Start of DATA SECTION

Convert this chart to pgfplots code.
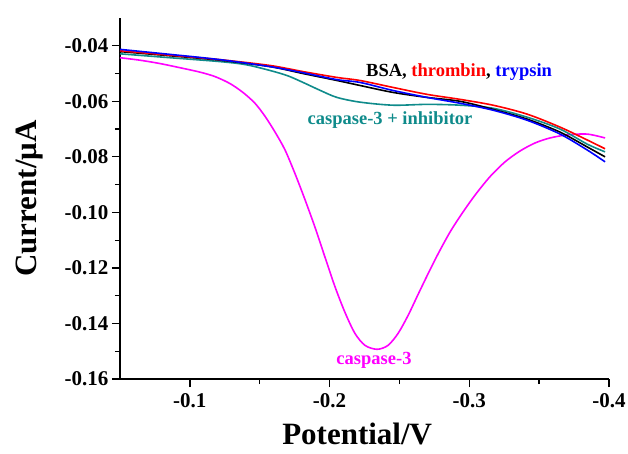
\documentclass[border=0pt]{standalone}
\usepackage{pgfplots}
\pgfplotsset{compat=1.18}
\usepackage{fontspec}
\setmainfont{Liberation Serif}

\definecolor{C1}{HTML}{FF00FF}
\definecolor{C2}{HTML}{0F8B8B}
\definecolor{C3}{HTML}{FF0000}
\definecolor{C4}{HTML}{0000FF}

\begin{document}
\begin{tikzpicture}
\begin{axis}[
    scale only axis,
    width=489pt, height=361pt,
    x dir=reverse,
    xmin=-0.4, xmax=-0.05,
    ymin=-0.16, ymax=-0.03,
    axis x line*=bottom, axis y line*=left,
    axis line style={line width=1.3pt},
    tick align=outside,
    tick style={black, line width=1.3pt},
    major tick length=8pt, minor tick length=5pt,
    minor tick num=1,
    xtick={-0.4,-0.3,-0.2,-0.1},
    ytick={-0.16,-0.14,-0.12,-0.10,-0.08,-0.06,-0.04},
    /pgf/number format/assume math mode=true,
    tick label style={font=\fontsize{21}{21}\selectfont\bfseries},
    xticklabel style={yshift=-3pt, /pgf/number format/.cd, fixed, precision=1},
    yticklabel style={/pgf/number format/.cd, fixed, fixed zerofill, precision=2},
    xlabel={Potential/V},
    ylabel={Current/μA},
    label style={font=\fontsize{31}{31}\selectfont\bfseries},
    xlabel style={at={(axis description cs:0.485,-0.152)}, anchor=center, inner sep=1pt},
    ylabel style={at={(axis description cs:-0.184,0.5)}, anchor=center},
    clip=false,
]
% caspase-3
\addplot[C1, line width=1.6pt, smooth] coordinates {
(-0.0500,-0.0443) (-0.0643,-0.0452) (-0.0786,-0.0464) (-0.0929,-0.0479)
(-0.1073,-0.0495) (-0.1180,-0.0511) (-0.1287,-0.0536)
(-0.1380,-0.0568) (-0.1466,-0.0607) (-0.1538,-0.0654) (-0.1610,-0.0711)
(-0.1681,-0.0775) (-0.1753,-0.0861) (-0.1824,-0.0954) (-0.1896,-0.1054)
(-0.1967,-0.1161) (-0.2039,-0.1268) (-0.2111,-0.1361) (-0.2182,-0.1436)
(-0.2254,-0.1479) (-0.2340,-0.1493) (-0.2418,-0.1479) (-0.2490,-0.1436)
(-0.2562,-0.1371) (-0.2633,-0.1296) (-0.2705,-0.1221) (-0.2776,-0.1150)
(-0.2862,-0.1071) (-0.2948,-0.1004) (-0.3041,-0.0938) (-0.3149,-0.0871)
(-0.3256,-0.0818) (-0.3363,-0.0779) (-0.3471,-0.0750) (-0.3578,-0.0732)
(-0.3700,-0.0721) (-0.3843,-0.0718) (-0.3972,-0.0732)
};
% caspase-3 + inhibitor
\addplot[C2, line width=1.6pt, smooth] coordinates {
(-0.0500,-0.0429) (-0.0858,-0.0443) (-0.1216,-0.0457) (-0.1400,-0.0468)
(-0.1574,-0.0489) (-0.1700,-0.0508) (-0.1810,-0.0532) (-0.1930,-0.0560)
(-0.2053,-0.0586) (-0.2218,-0.0603) (-0.2454,-0.0614) (-0.2698,-0.0611)
(-0.2934,-0.0614) (-0.3170,-0.0625) (-0.3413,-0.0657) (-0.3650,-0.0700)
(-0.3843,-0.0754) (-0.3972,-0.0782)
};
% BSA
\addplot[black, line width=1.6pt, smooth] coordinates {
(-0.0500,-0.0421) (-0.0858,-0.0436) (-0.1216,-0.0452) (-0.1574,-0.0475)
(-0.1810,-0.0500) (-0.2053,-0.0525) (-0.2218,-0.0543) (-0.2454,-0.0568)
(-0.2698,-0.0586) (-0.2934,-0.0600) (-0.3170,-0.0629) (-0.3413,-0.0664)
(-0.3650,-0.0711) (-0.3843,-0.0764) (-0.3972,-0.0800)
};
% thrombin
\addplot[C3, line width=1.6pt, smooth] coordinates {
(-0.0500,-0.0418) (-0.0858,-0.0434) (-0.1216,-0.0450) (-0.1574,-0.0471)
(-0.1810,-0.0493) (-0.2053,-0.0514) (-0.2218,-0.0525) (-0.2454,-0.0550)
(-0.2698,-0.0575) (-0.2934,-0.0593) (-0.3170,-0.0614) (-0.3413,-0.0646)
(-0.3650,-0.0693) (-0.3843,-0.0739) (-0.3972,-0.0771)
};
% trypsin
\addplot[C4, line width=1.6pt, smooth] coordinates {
(-0.0500,-0.0413) (-0.0858,-0.0431) (-0.1216,-0.0450) (-0.1574,-0.0475)
(-0.1810,-0.0497) (-0.2053,-0.0522) (-0.2218,-0.0532) (-0.2454,-0.0561)
(-0.2698,-0.0586) (-0.2934,-0.0607) (-0.3170,-0.0632) (-0.3413,-0.0668)
(-0.3650,-0.0718) (-0.3843,-0.0775) (-0.3972,-0.0818)
};
\node[font=\fontsize{18.5}{18.5}\selectfont\bfseries] at (axis cs:-0.2927,-0.0493)
  {BSA, \textcolor{C3}{thrombin}, \textcolor{C4}{trypsin}};
\node[font=\fontsize{18.5}{18.5}\selectfont\bfseries, text=C2] at (axis cs:-0.2433,-0.0668)
  {caspase-3 + inhibitor};
\node[font=\fontsize{18.5}{18.5}\selectfont\bfseries, text=C1] at (axis cs:-0.2318,-0.1532)
  {caspase-3};
\end{axis}
\pgfresetboundingbox
\path ([shift={(-120pt,-74pt)}]current axis.south west) rectangle ([shift={(19pt,18pt)}]current axis.north east);
\end{tikzpicture}
\end{document}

End of DATA SECTION

DIRECTIVE
Copy every line above word for word and exclude the pictures.

RIGHT ANSWER
Convert this chart to pgfplots code.
\documentclass[border=0pt]{standalone}
\usepackage{pgfplots}
\pgfplotsset{compat=1.18}
\usepackage{fontspec}
\setmainfont{Liberation Serif}

\definecolor{C1}{HTML}{FF00FF}
\definecolor{C2}{HTML}{0F8B8B}
\definecolor{C3}{HTML}{FF0000}
\definecolor{C4}{HTML}{0000FF}

\begin{document}
\begin{tikzpicture}
\begin{axis}[
    scale only axis,
    width=489pt, height=361pt,
    x dir=reverse,
    xmin=-0.4, xmax=-0.05,
    ymin=-0.16, ymax=-0.03,
    axis x line*=bottom, axis y line*=left,
    axis line style={line width=1.3pt},
    tick align=outside,
    tick style={black, line width=1.3pt},
    major tick length=8pt, minor tick length=5pt,
    minor tick num=1,
    xtick={-0.4,-0.3,-0.2,-0.1},
    ytick={-0.16,-0.14,-0.12,-0.10,-0.08,-0.06,-0.04},
    /pgf/number format/assume math mode=true,
    tick label style={font=\fontsize{21}{21}\selectfont\bfseries},
    xticklabel style={yshift=-3pt, /pgf/number format/.cd, fixed, precision=1},
    yticklabel style={/pgf/number format/.cd, fixed, fixed zerofill, precision=2},
    xlabel={Potential/V},
    ylabel={Current/μA},
    label style={font=\fontsize{31}{31}\selectfont\bfseries},
    xlabel style={at={(axis description cs:0.485,-0.152)}, anchor=center, inner sep=1pt},
    ylabel style={at={(axis description cs:-0.184,0.5)}, anchor=center},
    clip=false,
]
% caspase-3
\addplot[C1, line width=1.6pt, smooth] coordinates {
(-0.0500,-0.0443) (-0.0643,-0.0452) (-0.0786,-0.0464) (-0.0929,-0.0479)
(-0.1073,-0.0495) (-0.1180,-0.0511) (-0.1287,-0.0536)
(-0.1380,-0.0568) (-0.1466,-0.0607) (-0.1538,-0.0654) (-0.1610,-0.0711)
(-0.1681,-0.0775) (-0.1753,-0.0861) (-0.1824,-0.0954) (-0.1896,-0.1054)
(-0.1967,-0.1161) (-0.2039,-0.1268) (-0.2111,-0.1361) (-0.2182,-0.1436)
(-0.2254,-0.1479) (-0.2340,-0.1493) (-0.2418,-0.1479) (-0.2490,-0.1436)
(-0.2562,-0.1371) (-0.2633,-0.1296) (-0.2705,-0.1221) (-0.2776,-0.1150)
(-0.2862,-0.1071) (-0.2948,-0.1004) (-0.3041,-0.0938) (-0.3149,-0.0871)
(-0.3256,-0.0818) (-0.3363,-0.0779) (-0.3471,-0.0750) (-0.3578,-0.0732)
(-0.3700,-0.0721) (-0.3843,-0.0718) (-0.3972,-0.0732)
};
% caspase-3 + inhibitor
\addplot[C2, line width=1.6pt, smooth] coordinates {
(-0.0500,-0.0429) (-0.0858,-0.0443) (-0.1216,-0.0457) (-0.1400,-0.0468)
(-0.1574,-0.0489) (-0.1700,-0.0508) (-0.1810,-0.0532) (-0.1930,-0.0560)
(-0.2053,-0.0586) (-0.2218,-0.0603) (-0.2454,-0.0614) (-0.2698,-0.0611)
(-0.2934,-0.0614) (-0.3170,-0.0625) (-0.3413,-0.0657) (-0.3650,-0.0700)
(-0.3843,-0.0754) (-0.3972,-0.0782)
};
% BSA
\addplot[black, line width=1.6pt, smooth] coordinates {
(-0.0500,-0.0421) (-0.0858,-0.0436) (-0.1216,-0.0452) (-0.1574,-0.0475)
(-0.1810,-0.0500) (-0.2053,-0.0525) (-0.2218,-0.0543) (-0.2454,-0.0568)
(-0.2698,-0.0586) (-0.2934,-0.0600) (-0.3170,-0.0629) (-0.3413,-0.0664)
(-0.3650,-0.0711) (-0.3843,-0.0764) (-0.3972,-0.0800)
};
% thrombin
\addplot[C3, line width=1.6pt, smooth] coordinates {
(-0.0500,-0.0418) (-0.0858,-0.0434) (-0.1216,-0.0450) (-0.1574,-0.0471)
(-0.1810,-0.0493) (-0.2053,-0.0514) (-0.2218,-0.0525) (-0.2454,-0.0550)
(-0.2698,-0.0575) (-0.2934,-0.0593) (-0.3170,-0.0614) (-0.3413,-0.0646)
(-0.3650,-0.0693) (-0.3843,-0.0739) (-0.3972,-0.0771)
};
% trypsin
\addplot[C4, line width=1.6pt, smooth] coordinates {
(-0.0500,-0.0413) (-0.0858,-0.0431) (-0.1216,-0.0450) (-0.1574,-0.0475)
(-0.1810,-0.0497) (-0.2053,-0.0522) (-0.2218,-0.0532) (-0.2454,-0.0561)
(-0.2698,-0.0586) (-0.2934,-0.0607) (-0.3170,-0.0632) (-0.3413,-0.0668)
(-0.3650,-0.0718) (-0.3843,-0.0775) (-0.3972,-0.0818)
};
\node[font=\fontsize{18.5}{18.5}\selectfont\bfseries] at (axis cs:-0.2927,-0.0493)
  {BSA, \textcolor{C3}{thrombin}, \textcolor{C4}{trypsin}};
\node[font=\fontsize{18.5}{18.5}\selectfont\bfseries, text=C2] at (axis cs:-0.2433,-0.0668)
  {caspase-3 + inhibitor};
\node[font=\fontsize{18.5}{18.5}\selectfont\bfseries, text=C1] at (axis cs:-0.2318,-0.1532)
  {caspase-3};
\end{axis}
\pgfresetboundingbox
\path ([shift={(-120pt,-74pt)}]current axis.south west) rectangle ([shift={(19pt,18pt)}]current axis.north east);
\end{tikzpicture}
\end{document}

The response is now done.